- Born: January 22, 1866 Kingdom of Bavaria
- Died: January 21, 1941 (aged 74) Valley Stream, New York, U.S.
- Known for: Peter Luger Steak House

= Peter Luger =

German chef and restaurateur

Peter Luger (January 22, 1866 – January 21, 1941) was a German chef and restaurateur, who founded Peter Luger Steak House in 1887.

==Early life==
Peter Luger was born in the Kingdom of Bavaria, which became part of the German Empire when he was around 4. He immigrated to the United States when he was 13 years old. He lived in Brooklyn.

==Restaurant business==
In 1887, Peter opened a pool hall and bowling alley with his nephew Carl in Williamsburg, Brooklyn, called "Carl Luger's Café, Billiards and Bowling Alley". Peter transformed the building into a steak house and renamed it to Peter Luger Steak House. Peter was known for his serious demeanor and was present almost every evening. He created a "no-frills" atmosphere in his restaurant.
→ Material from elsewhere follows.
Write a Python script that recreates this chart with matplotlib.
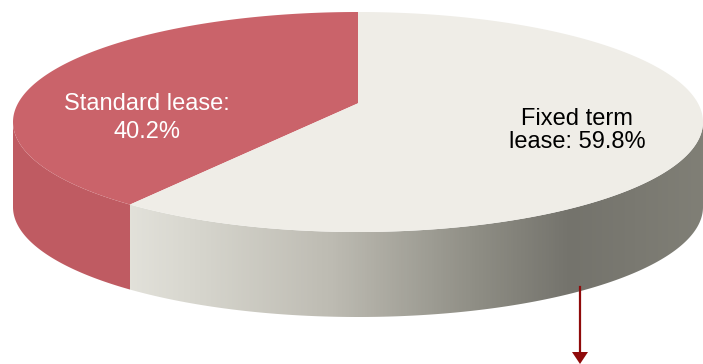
import matplotlib
matplotlib.use("Agg")
import matplotlib.pyplot as plt
import numpy as np
from matplotlib.colors import LinearSegmentedColormap
from matplotlib.patches import Polygon

plt.rcParams['font.family'] = ['Liberation Sans', 'DejaVu Sans']

labels = ["Fixed term\nlease: 59.8%", "Standard lease:\n40.2%"]
shares = [59.8, 40.2]

W, H = 703, 364
cx, top_y = 358, 12      # pie centre column, back of the rim
a, b = 345, 110          # half width and half height of the top outline
k = 0.17                 # perspective strength
depth = 85


def apex():
    return cx, top_y + b - b * k


def rim(theta):
    # theta in degrees, clockwise from the back of the pie
    t = np.radians(theta)
    u, v = np.sin(t), -np.cos(t)
    d = 1 - k * v
    x = cx + a * np.sqrt(1 - k ** 2) * u / d
    y = apex()[1] + b * (1 - k ** 2) * v / d
    return x, y


split = 360 * shares[0] / sum(shares)
th_fixed = np.linspace(0, split, 200)
th_std = np.linspace(split, 360, 200)

# only the front of the rim has a visible wall
edge = np.degrees(np.arccos(-k))
th_fixed_wall = np.linspace(edge, split, 200)
th_std_wall = np.linspace(split, 360 - edge, 200)

fig = plt.figure(figsize=(W / 100, H / 100), dpi=100)
ax = fig.add_axes([0, 0, 1, 1])
ax.set_xlim(0, W)
ax.set_ylim(H, 0)
ax.axis("off")

# side walls
xw, yw = rim(th_std_wall)
ax.fill(np.r_[xw, xw[::-1]], np.r_[yw, yw[::-1] + depth], color="#bf5b62", lw=0)

xw, yw = rim(th_fixed_wall)
wall = Polygon(np.c_[np.r_[xw, xw[::-1]], np.r_[yw, yw[::-1] + depth]], closed=True,
               transform=ax.transData, fc="none", ec="none")
ax.add_patch(wall)
side_cmap = LinearSegmentedColormap.from_list(
    "side", [(0.0, "#e6e5de"), (0.14, "#d8d7cf"), (0.38, "#bdbbb2"),
             (0.62, "#8f8e85"), (0.78, "#74736c"), (1.0, "#807f76")])
grad = ax.imshow(np.linspace(0, 1, 400)[None, :], cmap=side_cmap, aspect="auto",
                 extent=[105, W, H, 0], zorder=1)
grad.set_clip_path(wall)
ax.set_xlim(0, W)
ax.set_ylim(H, 0)

# top faces
ax0, ay0 = apex()
xs, ys = rim(th_std)
xf, yf = rim(th_fixed)
ax.fill(np.r_[ax0, xs], np.r_[ay0, ys], color="#ca636a", lw=0, zorder=2)
ax.fill(np.r_[ax0, xf], np.r_[ay0, yf], color="#efede7", lw=0, zorder=2)

ax.text(577, 130.5, labels[0], color="black", fontsize=17, ha="center", va="center",
        linespacing=1.1, zorder=3)
ax.text(147, 118, labels[1], color="white", fontsize=17, ha="center", va="center",
        linespacing=1.36, zorder=3)

# arrow leaving the pie
ax.plot([580, 580], [287, 353], color="#8f0a0a", lw=1.6, zorder=3)
ax.fill([572, 588, 580], [352, 352, 364], color="#8f0a0a", lw=0, zorder=3)

fig.savefig("out.png", dpi=100)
Other sources say it was his father Carl that founded the original business and nephew Carl was the chef when Peter inherited the business after his father's death.

==Death==
Luger died on January 21, 1941, one day before his 75th birthday, after suffering a heart attack at the Long Island Rail Road station in Valley Stream, where Luger had opened another restaurant. Upon his death, Luger left a $241,806 estate. Ownership of the restaurant passed to his son Frederick Luger. Frederick was unable to maintain the quality of steak his father served and sold the failing business to longtime customer Sol Forman, who owned a metalware store across the street. Forman restored the restaurant to its original prestige.